A run of records
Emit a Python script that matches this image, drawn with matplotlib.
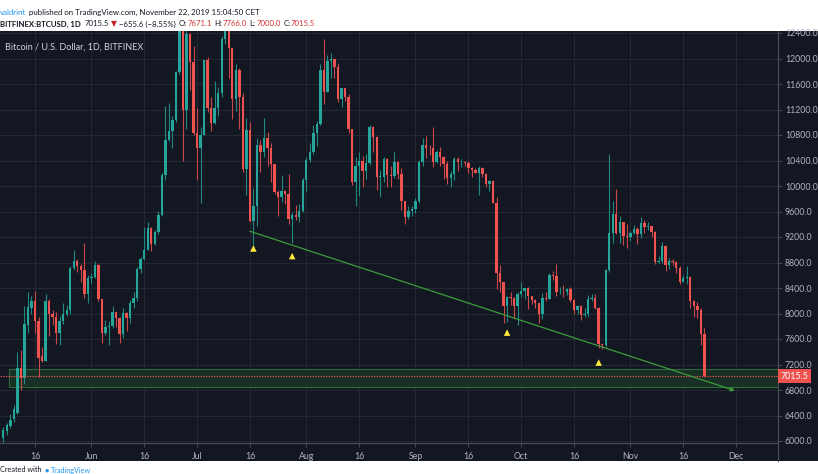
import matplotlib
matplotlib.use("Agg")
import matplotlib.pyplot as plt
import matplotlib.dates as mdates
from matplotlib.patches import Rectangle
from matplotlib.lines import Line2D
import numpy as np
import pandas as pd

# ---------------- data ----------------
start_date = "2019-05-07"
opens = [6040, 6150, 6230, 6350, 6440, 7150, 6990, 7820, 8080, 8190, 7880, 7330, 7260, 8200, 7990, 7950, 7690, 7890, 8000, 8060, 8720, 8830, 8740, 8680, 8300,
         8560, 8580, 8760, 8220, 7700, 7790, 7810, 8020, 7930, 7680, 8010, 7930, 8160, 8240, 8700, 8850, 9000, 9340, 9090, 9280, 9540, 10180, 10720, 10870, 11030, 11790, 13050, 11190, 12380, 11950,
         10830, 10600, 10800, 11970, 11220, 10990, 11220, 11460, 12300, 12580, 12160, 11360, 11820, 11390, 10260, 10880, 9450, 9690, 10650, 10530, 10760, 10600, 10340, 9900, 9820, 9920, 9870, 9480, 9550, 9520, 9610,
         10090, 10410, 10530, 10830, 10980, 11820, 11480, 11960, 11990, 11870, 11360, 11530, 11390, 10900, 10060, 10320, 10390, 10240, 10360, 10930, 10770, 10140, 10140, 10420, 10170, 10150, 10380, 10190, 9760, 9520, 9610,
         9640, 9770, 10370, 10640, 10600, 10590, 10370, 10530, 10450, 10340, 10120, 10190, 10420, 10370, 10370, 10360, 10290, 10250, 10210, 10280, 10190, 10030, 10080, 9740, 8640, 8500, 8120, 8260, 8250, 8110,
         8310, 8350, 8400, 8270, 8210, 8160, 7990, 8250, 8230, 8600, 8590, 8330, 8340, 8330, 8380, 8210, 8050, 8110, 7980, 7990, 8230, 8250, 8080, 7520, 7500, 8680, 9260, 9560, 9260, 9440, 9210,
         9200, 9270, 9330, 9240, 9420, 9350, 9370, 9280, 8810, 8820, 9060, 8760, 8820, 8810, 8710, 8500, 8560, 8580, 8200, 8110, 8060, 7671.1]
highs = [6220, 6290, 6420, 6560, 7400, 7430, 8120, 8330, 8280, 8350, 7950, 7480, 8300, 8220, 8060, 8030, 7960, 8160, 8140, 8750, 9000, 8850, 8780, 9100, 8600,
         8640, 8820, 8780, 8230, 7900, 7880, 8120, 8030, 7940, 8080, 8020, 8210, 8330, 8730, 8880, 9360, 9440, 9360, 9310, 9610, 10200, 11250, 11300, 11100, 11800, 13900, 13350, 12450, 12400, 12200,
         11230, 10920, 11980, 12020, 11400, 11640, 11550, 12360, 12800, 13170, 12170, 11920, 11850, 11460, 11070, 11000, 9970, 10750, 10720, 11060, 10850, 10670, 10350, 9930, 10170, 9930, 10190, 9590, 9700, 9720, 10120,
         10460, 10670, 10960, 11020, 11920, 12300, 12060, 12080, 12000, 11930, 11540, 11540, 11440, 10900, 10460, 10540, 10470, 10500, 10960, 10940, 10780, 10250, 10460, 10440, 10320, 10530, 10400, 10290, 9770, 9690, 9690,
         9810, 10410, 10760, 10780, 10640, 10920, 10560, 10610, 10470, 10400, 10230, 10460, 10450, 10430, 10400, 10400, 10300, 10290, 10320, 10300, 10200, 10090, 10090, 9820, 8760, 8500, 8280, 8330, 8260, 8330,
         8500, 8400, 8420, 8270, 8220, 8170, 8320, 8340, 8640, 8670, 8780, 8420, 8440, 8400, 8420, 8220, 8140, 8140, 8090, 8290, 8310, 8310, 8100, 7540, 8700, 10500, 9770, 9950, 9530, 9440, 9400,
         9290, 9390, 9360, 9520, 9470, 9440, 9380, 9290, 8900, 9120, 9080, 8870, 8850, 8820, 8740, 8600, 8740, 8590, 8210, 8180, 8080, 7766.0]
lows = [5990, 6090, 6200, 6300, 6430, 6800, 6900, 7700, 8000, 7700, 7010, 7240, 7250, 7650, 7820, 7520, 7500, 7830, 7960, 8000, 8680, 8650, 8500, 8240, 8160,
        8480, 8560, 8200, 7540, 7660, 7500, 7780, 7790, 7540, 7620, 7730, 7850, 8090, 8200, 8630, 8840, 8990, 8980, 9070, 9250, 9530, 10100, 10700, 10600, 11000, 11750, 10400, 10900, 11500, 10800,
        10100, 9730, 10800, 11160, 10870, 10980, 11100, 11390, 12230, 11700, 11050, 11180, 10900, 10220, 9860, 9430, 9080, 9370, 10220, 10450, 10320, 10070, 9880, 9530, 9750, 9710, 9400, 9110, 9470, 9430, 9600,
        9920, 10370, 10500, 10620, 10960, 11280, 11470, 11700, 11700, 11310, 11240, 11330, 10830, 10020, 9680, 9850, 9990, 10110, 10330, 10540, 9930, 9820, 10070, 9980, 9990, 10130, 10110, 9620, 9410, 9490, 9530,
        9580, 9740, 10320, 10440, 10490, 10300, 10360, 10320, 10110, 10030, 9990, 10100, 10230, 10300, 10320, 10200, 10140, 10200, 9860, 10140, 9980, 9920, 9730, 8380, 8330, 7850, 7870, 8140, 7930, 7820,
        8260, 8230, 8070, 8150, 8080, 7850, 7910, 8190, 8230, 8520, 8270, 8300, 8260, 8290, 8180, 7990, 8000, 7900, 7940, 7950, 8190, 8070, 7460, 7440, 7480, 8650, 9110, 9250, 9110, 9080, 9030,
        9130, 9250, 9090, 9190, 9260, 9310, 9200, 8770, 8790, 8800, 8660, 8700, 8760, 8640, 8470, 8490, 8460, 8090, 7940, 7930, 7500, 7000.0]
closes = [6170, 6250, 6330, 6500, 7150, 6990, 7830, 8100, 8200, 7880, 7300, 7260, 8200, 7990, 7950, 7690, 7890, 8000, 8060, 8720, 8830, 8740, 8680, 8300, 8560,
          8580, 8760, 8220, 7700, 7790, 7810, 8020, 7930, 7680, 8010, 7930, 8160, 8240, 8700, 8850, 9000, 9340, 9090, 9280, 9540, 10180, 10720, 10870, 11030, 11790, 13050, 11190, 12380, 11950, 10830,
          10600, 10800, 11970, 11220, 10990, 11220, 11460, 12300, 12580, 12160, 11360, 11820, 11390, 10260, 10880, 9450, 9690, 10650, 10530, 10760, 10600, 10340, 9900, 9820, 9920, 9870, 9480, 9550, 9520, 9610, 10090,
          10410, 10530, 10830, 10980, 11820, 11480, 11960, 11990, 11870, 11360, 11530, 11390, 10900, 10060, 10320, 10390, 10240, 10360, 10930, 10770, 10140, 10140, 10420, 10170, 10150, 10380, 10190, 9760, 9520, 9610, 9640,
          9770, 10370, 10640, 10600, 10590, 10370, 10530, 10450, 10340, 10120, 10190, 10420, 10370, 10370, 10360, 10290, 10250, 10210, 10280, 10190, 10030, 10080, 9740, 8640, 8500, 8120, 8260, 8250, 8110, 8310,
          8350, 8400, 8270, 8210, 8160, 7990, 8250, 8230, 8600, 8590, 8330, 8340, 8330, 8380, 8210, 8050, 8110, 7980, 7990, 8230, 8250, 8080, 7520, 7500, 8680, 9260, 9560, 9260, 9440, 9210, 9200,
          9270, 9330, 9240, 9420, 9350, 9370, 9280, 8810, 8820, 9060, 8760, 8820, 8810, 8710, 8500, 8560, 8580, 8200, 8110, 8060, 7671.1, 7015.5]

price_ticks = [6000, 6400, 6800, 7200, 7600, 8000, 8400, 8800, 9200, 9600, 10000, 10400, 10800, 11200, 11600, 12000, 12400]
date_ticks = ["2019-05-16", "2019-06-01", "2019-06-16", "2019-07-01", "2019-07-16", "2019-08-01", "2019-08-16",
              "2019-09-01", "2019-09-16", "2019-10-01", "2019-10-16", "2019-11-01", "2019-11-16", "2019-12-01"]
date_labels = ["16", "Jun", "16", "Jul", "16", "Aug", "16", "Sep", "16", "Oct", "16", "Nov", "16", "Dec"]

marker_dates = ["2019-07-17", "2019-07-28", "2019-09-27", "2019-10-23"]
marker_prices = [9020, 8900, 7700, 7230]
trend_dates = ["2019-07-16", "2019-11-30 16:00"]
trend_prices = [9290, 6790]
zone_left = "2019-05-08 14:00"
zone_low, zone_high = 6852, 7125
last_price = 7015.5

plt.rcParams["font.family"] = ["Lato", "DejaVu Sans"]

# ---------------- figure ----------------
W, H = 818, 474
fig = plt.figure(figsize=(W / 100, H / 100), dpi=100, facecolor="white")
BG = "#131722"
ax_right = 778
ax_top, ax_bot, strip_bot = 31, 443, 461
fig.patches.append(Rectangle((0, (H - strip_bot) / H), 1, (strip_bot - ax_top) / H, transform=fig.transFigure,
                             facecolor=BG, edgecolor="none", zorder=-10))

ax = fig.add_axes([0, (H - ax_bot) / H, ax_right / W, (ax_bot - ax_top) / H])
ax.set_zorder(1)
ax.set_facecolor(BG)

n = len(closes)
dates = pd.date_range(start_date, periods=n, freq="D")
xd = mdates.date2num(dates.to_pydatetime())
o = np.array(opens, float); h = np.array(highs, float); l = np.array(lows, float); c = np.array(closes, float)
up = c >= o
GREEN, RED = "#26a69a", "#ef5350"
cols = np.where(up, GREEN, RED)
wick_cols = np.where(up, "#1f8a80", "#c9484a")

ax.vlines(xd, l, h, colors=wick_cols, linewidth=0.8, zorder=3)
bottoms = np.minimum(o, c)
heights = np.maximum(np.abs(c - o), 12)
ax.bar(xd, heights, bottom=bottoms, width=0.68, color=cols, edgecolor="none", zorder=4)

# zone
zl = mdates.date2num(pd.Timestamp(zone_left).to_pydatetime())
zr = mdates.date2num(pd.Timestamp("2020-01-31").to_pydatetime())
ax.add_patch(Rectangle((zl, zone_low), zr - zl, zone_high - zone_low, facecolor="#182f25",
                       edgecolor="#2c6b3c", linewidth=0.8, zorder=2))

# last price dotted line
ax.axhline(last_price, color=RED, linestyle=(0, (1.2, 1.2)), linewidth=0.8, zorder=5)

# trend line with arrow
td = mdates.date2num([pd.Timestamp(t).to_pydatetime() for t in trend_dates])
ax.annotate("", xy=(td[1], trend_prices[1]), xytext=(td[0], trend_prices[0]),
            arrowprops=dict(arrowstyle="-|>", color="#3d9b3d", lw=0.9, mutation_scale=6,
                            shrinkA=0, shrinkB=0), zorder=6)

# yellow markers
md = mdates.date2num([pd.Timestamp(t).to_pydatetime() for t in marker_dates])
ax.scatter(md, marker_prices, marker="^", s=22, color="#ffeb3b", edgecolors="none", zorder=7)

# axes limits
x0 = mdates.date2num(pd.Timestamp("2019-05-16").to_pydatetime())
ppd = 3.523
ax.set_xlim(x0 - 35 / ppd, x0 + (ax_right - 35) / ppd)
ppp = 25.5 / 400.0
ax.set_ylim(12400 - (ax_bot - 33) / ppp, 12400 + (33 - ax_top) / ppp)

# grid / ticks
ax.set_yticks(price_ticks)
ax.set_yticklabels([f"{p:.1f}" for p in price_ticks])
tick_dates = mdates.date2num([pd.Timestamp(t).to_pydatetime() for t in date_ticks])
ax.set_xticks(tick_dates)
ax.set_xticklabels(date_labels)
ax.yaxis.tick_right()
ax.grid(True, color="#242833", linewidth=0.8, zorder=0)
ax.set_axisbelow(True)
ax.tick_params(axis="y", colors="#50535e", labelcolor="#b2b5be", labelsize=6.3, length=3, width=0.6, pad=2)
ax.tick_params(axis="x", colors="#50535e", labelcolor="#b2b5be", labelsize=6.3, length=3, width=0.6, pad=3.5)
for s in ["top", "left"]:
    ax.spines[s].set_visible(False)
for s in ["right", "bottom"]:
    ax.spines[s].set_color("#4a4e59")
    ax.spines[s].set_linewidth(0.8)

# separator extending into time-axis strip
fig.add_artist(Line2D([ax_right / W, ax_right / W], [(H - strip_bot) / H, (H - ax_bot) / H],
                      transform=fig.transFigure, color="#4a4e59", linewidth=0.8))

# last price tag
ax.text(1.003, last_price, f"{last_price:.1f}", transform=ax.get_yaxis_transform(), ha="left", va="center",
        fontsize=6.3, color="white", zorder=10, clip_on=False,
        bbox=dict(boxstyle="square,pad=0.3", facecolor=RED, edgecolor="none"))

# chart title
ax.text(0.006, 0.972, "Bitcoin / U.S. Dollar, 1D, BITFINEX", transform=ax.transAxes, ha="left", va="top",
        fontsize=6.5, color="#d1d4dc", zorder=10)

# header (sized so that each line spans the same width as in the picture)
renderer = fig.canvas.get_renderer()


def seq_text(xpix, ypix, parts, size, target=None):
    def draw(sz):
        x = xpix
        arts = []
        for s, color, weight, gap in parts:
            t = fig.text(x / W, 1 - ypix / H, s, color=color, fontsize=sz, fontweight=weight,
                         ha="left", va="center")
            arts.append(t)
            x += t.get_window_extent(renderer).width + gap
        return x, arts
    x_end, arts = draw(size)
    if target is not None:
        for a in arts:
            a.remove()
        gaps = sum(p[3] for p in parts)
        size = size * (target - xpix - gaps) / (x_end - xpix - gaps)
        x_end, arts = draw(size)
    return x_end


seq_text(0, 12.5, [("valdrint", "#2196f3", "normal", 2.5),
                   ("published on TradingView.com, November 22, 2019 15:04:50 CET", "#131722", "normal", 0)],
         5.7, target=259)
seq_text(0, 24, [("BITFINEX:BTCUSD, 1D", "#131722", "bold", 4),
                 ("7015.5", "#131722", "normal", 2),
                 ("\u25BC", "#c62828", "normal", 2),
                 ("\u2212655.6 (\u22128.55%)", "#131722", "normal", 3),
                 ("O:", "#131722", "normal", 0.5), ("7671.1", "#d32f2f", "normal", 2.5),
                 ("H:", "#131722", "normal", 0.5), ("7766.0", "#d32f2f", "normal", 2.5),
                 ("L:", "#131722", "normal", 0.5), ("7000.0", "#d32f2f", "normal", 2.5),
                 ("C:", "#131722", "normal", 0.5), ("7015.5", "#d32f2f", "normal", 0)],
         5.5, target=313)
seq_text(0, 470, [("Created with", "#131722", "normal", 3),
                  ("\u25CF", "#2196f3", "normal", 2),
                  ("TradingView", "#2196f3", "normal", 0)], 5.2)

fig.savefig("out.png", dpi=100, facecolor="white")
* * *
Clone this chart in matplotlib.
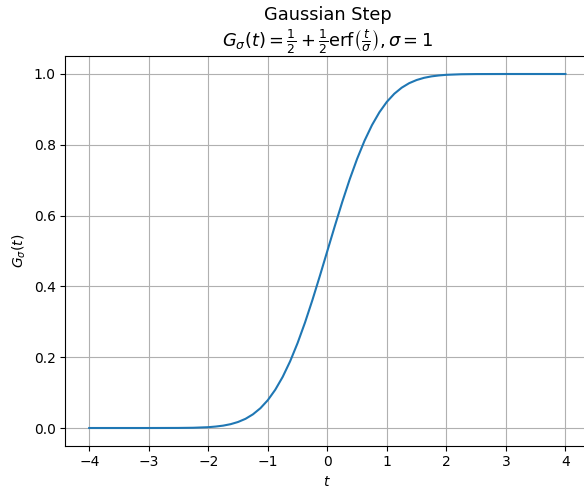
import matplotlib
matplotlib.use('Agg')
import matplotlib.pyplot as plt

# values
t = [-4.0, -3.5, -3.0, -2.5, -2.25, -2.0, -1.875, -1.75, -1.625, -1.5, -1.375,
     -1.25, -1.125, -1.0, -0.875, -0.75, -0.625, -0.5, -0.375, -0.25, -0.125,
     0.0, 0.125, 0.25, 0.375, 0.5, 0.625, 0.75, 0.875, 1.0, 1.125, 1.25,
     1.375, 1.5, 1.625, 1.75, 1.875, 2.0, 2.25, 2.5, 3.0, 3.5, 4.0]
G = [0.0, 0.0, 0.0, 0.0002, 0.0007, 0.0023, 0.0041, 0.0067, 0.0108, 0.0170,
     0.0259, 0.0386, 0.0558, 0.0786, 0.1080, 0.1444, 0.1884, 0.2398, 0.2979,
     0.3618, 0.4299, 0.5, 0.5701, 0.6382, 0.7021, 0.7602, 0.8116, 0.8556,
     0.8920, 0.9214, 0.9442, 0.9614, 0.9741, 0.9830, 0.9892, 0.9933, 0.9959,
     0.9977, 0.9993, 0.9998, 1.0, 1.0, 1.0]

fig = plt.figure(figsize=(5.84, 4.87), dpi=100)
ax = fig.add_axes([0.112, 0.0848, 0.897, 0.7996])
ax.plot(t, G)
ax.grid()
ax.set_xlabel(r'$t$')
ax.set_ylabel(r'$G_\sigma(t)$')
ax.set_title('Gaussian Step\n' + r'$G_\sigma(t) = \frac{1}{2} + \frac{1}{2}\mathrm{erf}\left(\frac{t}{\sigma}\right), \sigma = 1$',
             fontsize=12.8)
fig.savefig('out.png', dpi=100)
* * *
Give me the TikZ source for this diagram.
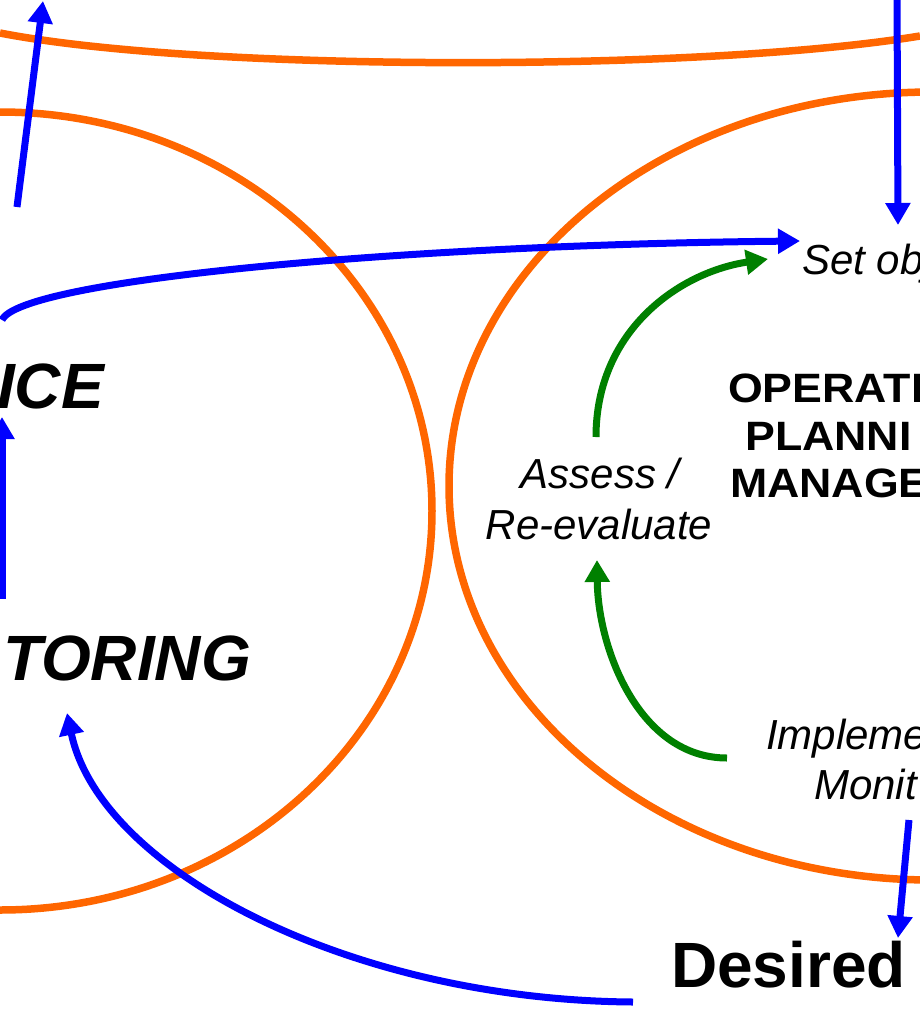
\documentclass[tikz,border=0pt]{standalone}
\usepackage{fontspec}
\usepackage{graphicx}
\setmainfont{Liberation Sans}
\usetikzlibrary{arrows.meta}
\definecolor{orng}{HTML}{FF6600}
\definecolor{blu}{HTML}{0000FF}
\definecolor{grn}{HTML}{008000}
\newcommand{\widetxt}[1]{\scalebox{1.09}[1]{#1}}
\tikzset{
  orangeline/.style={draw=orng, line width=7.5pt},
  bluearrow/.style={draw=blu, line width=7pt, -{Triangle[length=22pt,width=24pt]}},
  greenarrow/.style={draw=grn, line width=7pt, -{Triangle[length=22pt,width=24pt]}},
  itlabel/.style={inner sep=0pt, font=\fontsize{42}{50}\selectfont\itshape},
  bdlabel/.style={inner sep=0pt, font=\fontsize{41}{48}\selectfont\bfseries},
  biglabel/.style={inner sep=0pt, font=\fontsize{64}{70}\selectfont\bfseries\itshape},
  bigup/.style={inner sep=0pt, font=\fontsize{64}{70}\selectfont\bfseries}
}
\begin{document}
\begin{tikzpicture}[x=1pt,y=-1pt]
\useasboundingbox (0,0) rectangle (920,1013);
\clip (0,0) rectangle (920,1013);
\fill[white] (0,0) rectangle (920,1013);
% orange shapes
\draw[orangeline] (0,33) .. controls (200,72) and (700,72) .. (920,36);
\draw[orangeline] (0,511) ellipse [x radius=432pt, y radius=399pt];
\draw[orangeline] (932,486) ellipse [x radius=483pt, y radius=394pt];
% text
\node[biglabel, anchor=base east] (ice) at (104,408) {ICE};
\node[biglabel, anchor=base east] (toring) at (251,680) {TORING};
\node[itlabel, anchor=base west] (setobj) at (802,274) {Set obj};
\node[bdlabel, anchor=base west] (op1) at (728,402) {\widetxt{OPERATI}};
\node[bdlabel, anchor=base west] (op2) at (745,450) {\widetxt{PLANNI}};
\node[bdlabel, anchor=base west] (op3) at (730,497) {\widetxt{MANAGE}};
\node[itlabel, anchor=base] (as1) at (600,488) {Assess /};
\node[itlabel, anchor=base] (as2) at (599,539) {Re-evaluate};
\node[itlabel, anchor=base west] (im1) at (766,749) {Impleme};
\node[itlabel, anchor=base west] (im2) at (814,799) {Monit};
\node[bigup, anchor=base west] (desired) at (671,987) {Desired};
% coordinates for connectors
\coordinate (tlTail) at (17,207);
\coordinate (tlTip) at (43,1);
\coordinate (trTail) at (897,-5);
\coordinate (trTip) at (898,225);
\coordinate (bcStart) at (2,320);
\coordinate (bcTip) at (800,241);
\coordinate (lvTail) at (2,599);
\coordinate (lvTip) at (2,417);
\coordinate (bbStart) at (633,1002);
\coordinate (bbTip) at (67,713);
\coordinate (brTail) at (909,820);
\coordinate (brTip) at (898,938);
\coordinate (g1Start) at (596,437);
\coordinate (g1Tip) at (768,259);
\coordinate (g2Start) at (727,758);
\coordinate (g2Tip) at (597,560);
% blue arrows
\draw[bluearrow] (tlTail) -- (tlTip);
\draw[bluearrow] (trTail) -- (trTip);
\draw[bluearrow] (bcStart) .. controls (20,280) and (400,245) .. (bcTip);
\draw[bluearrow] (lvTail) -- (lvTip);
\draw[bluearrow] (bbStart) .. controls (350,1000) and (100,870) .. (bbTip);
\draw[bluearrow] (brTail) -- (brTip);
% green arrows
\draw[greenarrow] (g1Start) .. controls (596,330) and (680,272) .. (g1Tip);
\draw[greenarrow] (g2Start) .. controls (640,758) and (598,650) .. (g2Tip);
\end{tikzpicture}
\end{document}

=== Objective ===
Transcribe exactly the lines between the one containing "Emit a Python" and the one containing "import pandas as pd", counting both ends. Pictures are not copied.

=== Output of the exercise ===
Emit a Python script that matches this image, drawn with matplotlib.
import matplotlib
matplotlib.use("Agg")
import matplotlib.pyplot as plt
import matplotlib.dates as mdates
from matplotlib.patches import Rectangle
from matplotlib.lines import Line2D
import numpy as np
import pandas as pd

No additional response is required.